### Available data ###
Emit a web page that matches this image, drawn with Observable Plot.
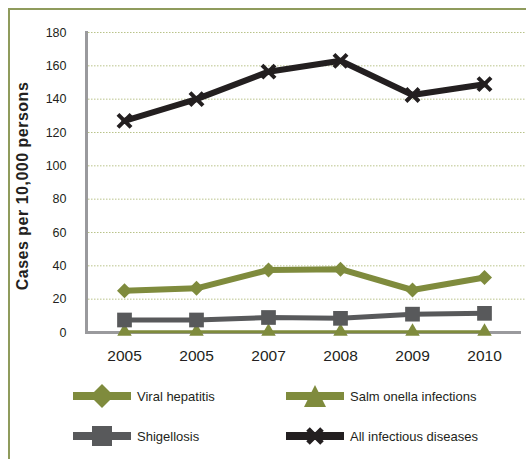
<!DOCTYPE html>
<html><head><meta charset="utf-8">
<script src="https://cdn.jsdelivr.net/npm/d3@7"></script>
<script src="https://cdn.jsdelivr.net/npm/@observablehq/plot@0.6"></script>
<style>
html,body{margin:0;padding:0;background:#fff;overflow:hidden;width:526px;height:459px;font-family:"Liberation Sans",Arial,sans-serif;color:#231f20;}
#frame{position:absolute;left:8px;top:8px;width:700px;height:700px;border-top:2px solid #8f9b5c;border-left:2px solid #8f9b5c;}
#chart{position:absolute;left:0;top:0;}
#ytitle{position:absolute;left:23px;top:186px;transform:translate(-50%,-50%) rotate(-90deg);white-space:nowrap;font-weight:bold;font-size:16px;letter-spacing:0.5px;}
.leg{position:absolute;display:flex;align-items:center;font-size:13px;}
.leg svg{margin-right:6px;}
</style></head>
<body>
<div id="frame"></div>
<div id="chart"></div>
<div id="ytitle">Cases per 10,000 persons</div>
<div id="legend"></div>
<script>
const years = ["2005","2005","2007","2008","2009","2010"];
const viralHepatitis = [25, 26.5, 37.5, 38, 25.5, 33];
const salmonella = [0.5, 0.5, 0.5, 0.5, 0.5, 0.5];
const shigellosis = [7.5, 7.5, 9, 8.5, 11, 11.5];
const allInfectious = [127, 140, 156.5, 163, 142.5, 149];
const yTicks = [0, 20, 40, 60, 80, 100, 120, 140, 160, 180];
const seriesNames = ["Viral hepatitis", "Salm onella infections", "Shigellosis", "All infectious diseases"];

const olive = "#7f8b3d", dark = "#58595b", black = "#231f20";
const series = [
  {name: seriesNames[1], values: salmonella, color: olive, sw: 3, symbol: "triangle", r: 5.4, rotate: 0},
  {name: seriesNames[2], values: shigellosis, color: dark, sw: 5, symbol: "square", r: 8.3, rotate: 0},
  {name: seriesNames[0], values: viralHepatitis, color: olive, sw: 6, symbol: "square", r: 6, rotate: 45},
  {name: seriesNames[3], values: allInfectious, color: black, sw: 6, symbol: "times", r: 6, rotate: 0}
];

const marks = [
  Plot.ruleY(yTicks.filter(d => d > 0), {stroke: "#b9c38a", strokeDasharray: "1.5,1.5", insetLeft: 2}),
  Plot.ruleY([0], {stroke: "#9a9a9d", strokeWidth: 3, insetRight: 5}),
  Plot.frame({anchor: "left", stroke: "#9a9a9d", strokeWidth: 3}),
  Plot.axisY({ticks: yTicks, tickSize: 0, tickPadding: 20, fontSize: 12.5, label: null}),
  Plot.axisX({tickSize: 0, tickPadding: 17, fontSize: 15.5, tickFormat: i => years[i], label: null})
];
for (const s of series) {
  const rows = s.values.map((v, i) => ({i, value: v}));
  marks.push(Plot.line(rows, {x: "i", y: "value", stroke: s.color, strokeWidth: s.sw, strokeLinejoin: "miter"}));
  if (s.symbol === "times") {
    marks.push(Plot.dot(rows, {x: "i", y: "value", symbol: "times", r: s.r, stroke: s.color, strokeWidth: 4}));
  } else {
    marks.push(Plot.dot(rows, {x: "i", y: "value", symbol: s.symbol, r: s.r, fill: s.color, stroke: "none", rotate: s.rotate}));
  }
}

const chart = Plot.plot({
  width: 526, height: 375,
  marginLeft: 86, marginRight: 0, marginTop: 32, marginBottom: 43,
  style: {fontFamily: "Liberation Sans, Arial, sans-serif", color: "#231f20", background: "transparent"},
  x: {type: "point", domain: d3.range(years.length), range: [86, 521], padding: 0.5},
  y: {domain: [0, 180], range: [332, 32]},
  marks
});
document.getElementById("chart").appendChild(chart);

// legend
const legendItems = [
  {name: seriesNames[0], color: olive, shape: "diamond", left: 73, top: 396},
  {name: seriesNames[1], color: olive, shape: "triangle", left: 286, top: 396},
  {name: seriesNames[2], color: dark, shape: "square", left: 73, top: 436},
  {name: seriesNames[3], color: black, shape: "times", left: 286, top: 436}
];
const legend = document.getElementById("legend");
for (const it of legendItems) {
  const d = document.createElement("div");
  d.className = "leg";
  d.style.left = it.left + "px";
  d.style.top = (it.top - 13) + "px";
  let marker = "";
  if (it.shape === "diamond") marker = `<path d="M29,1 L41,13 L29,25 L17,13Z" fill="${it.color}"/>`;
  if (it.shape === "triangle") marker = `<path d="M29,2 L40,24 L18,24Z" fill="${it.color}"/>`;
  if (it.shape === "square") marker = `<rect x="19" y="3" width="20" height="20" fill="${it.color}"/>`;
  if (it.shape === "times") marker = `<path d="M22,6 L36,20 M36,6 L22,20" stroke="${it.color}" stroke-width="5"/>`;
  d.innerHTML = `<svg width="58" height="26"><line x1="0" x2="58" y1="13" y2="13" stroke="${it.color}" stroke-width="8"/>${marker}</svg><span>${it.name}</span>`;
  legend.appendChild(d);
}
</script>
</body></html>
###
_What you will do_
Repeat the lines above exactly, and keep every picture out.

_Exercise output_
Emit a web page that matches this image, drawn with Observable Plot.
<!DOCTYPE html>
<html><head><meta charset="utf-8">
<script src="https://cdn.jsdelivr.net/npm/d3@7"></script>
<script src="https://cdn.jsdelivr.net/npm/@observablehq/plot@0.6"></script>
<style>
html,body{margin:0;padding:0;background:#fff;overflow:hidden;width:526px;height:459px;font-family:"Liberation Sans",Arial,sans-serif;color:#231f20;}
#frame{position:absolute;left:8px;top:8px;width:700px;height:700px;border-top:2px solid #8f9b5c;border-left:2px solid #8f9b5c;}
#chart{position:absolute;left:0;top:0;}
#ytitle{position:absolute;left:23px;top:186px;transform:translate(-50%,-50%) rotate(-90deg);white-space:nowrap;font-weight:bold;font-size:16px;letter-spacing:0.5px;}
.leg{position:absolute;display:flex;align-items:center;font-size:13px;}
.leg svg{margin-right:6px;}
</style></head>
<body>
<div id="frame"></div>
<div id="chart"></div>
<div id="ytitle">Cases per 10,000 persons</div>
<div id="legend"></div>
<script>
const years = ["2005","2005","2007","2008","2009","2010"];
const viralHepatitis = [25, 26.5, 37.5, 38, 25.5, 33];
const salmonella = [0.5, 0.5, 0.5, 0.5, 0.5, 0.5];
const shigellosis = [7.5, 7.5, 9, 8.5, 11, 11.5];
const allInfectious = [127, 140, 156.5, 163, 142.5, 149];
const yTicks = [0, 20, 40, 60, 80, 100, 120, 140, 160, 180];
const seriesNames = ["Viral hepatitis", "Salm onella infections", "Shigellosis", "All infectious diseases"];

const olive = "#7f8b3d", dark = "#58595b", black = "#231f20";
const series = [
  {name: seriesNames[1], values: salmonella, color: olive, sw: 3, symbol: "triangle", r: 5.4, rotate: 0},
  {name: seriesNames[2], values: shigellosis, color: dark, sw: 5, symbol: "square", r: 8.3, rotate: 0},
  {name: seriesNames[0], values: viralHepatitis, color: olive, sw: 6, symbol: "square", r: 6, rotate: 45},
  {name: seriesNames[3], values: allInfectious, color: black, sw: 6, symbol: "times", r: 6, rotate: 0}
];

const marks = [
  Plot.ruleY(yTicks.filter(d => d > 0), {stroke: "#b9c38a", strokeDasharray: "1.5,1.5", insetLeft: 2}),
  Plot.ruleY([0], {stroke: "#9a9a9d", strokeWidth: 3, insetRight: 5}),
  Plot.frame({anchor: "left", stroke: "#9a9a9d", strokeWidth: 3}),
  Plot.axisY({ticks: yTicks, tickSize: 0, tickPadding: 20, fontSize: 12.5, label: null}),
  Plot.axisX({tickSize: 0, tickPadding: 17, fontSize: 15.5, tickFormat: i => years[i], label: null})
];
for (const s of series) {
  const rows = s.values.map((v, i) => ({i, value: v}));
  marks.push(Plot.line(rows, {x: "i", y: "value", stroke: s.color, strokeWidth: s.sw, strokeLinejoin: "miter"}));
  if (s.symbol === "times") {
    marks.push(Plot.dot(rows, {x: "i", y: "value", symbol: "times", r: s.r, stroke: s.color, strokeWidth: 4}));
  } else {
    marks.push(Plot.dot(rows, {x: "i", y: "value", symbol: s.symbol, r: s.r, fill: s.color, stroke: "none", rotate: s.rotate}));
  }
}

const chart = Plot.plot({
  width: 526, height: 375,
  marginLeft: 86, marginRight: 0, marginTop: 32, marginBottom: 43,
  style: {fontFamily: "Liberation Sans, Arial, sans-serif", color: "#231f20", background: "transparent"},
  x: {type: "point", domain: d3.range(years.length), range: [86, 521], padding: 0.5},
  y: {domain: [0, 180], range: [332, 32]},
  marks
});
document.getElementById("chart").appendChild(chart);

// legend
const legendItems = [
  {name: seriesNames[0], color: olive, shape: "diamond", left: 73, top: 396},
  {name: seriesNames[1], color: olive, shape: "triangle", left: 286, top: 396},
  {name: seriesNames[2], color: dark, shape: "square", left: 73, top: 436},
  {name: seriesNames[3], color: black, shape: "times", left: 286, top: 436}
];
const legend = document.getElementById("legend");
for (const it of legendItems) {
  const d = document.createElement("div");
  d.className = "leg";
  d.style.left = it.left + "px";
  d.style.top = (it.top - 13) + "px";
  let marker = "";
  if (it.shape === "diamond") marker = `<path d="M29,1 L41,13 L29,25 L17,13Z" fill="${it.color}"/>`;
  if (it.shape === "triangle") marker = `<path d="M29,2 L40,24 L18,24Z" fill="${it.color}"/>`;
  if (it.shape === "square") marker = `<rect x="19" y="3" width="20" height="20" fill="${it.color}"/>`;
  if (it.shape === "times") marker = `<path d="M22,6 L36,20 M36,6 L22,20" stroke="${it.color}" stroke-width="5"/>`;
  d.innerHTML = `<svg width="58" height="26"><line x1="0" x2="58" y1="13" y2="13" stroke="${it.color}" stroke-width="8"/>${marker}</svg><span>${it.name}</span>`;
  legend.appendChild(d);
}
</script>
</body></html>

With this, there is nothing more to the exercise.